Amazon10K_tidy <- Amazon10K_Chapters %>%
unnest_tokens(word, text) %>%
inner_join(get_sentiments("bing")) %>%
count(word, sentiment, sort = TRUE) %>%
group_by(sentiment) %>%
top_n(10) %>% ungroup() %>% mutate(word = reorder(word, n)) %>%
anti_join(stop_words)
names(Amazon10K_tidy)<-c("word", "sentiment", "Freq")
Its interesting to see fulfillment as a postive here. However we now that fulfillment is the centers Amazon use as their warehouse.
ggplot(data = Amazon10K_tidy, aes(x = word, y = Freq, fill = sentiment)) +
geom_bar(stat = "identity") + coord_flip() + facet_wrap(~sentiment, scales = "free_y") +
labs(y = "Contribution to sentiment",x = NULL)
Amazon10K_tidy %>%
anti_join(stop_words) %>%
count(word) %>%
with(wordcloud(word, n, max.words = 100))
## Warning in wordcloud(word, n, max.words = 100): effective could not be fit on
## page. It will not be plotted.
## Warning in wordcloud(word, n, max.words = 100): gross could not be fit on page.
## It will not be plotted.
## Warning in wordcloud(word, n, max.words = 100): losses could not be fit on page.

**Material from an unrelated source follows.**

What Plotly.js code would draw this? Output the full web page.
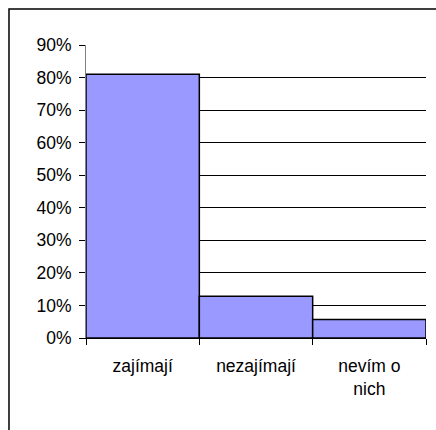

## It will not be plotted.
## Warning in wordcloud(word, n, max.words = 100): adverse could not be fit on
## page. It will not be plotted.
## Warning in wordcloud(word, n, max.words = 100): fulfillment could not be fit on
## page. It will not be plotted.
## Warning in wordcloud(word, n, max.words = 100): outstanding could not be fit on
## page. It will not be plotted.
Amazon10K_tidy %>%
inner_join(get_sentiments("bing")) %>%
count(word, sentiment, sort = TRUE) %>%
acast(word ~ sentiment, value.var = "n", fill = 0) %>%
comparison.cloud(colors = c("gray20", "gray80"),
max.words = 100)
## Warning in comparison.cloud(., colors = c("gray20", "gray80"), max.words = 100):
## outstanding could not be fit on page. It will not be plotted.
## Warning in comparison.cloud(., colors = c("gray20", "gray80"), max.words = 100):
## protection could not be fit on page. It will not be plotted.
## Warning in comparison.cloud(., colors = c("gray20", "gray80"), max.words = 100):
## significant could not be fit on page. It will not be plotted.
## Warning in comparison.cloud(., colors = c("gray20", "gray80"), max.words = 100):
## sufficient could not be fit on page. It will not be plotted.
## Warning in comparison.cloud(., colors = c("gray20", "gray80"), max.words = 100):
## liability could not be fit on page. It will not be plotted.
## Warning in comparison.cloud(., colors = c("gray20", "gray80"), max.words = 100):
## restricted could not be fit on page. It will not be plotted.
## Warning in comparison.cloud(., colors = c("gray20", "gray80"), max.words = 100):
## unable could not be fit on page. It will not be plotted.
Sentiment analysis provides a way to make it easier to show hoe opinions are expressed in texts or whether a text is classified to a certain attitude. In our Amazon 10K example we can use sentiment analysis to understand how a 10k can be used to correlate stock prices and business effectiveness and restructuring . In this assignment, we added a new corpus from Amazon 10K and applied sentiment analysis. Then we used laughran lexicon and applied it to the Amazon 10K corpus. We found out that words such as obligations had many frequency under the constraining sentiment and losses and loss had high frequency in the negative sentiment. Based on comparing the different 10K for Amazon using the laughran lexicon, One thing I do found interesting was that in Q2, since Amazon had higher gains than Compare to Q3. They did mention gains as the most positive sentiment compare to being second in Q3 sentiments and the frequencies were 20:12 between Q2 and Q3. For the financial documents laughran lexicon seems useful because it gave an in depth sentiment of the 10K compare to the bing lexicon where the most positive word was fulfillment which in this case is int a positive work but it reference fulfillment centers amazon have.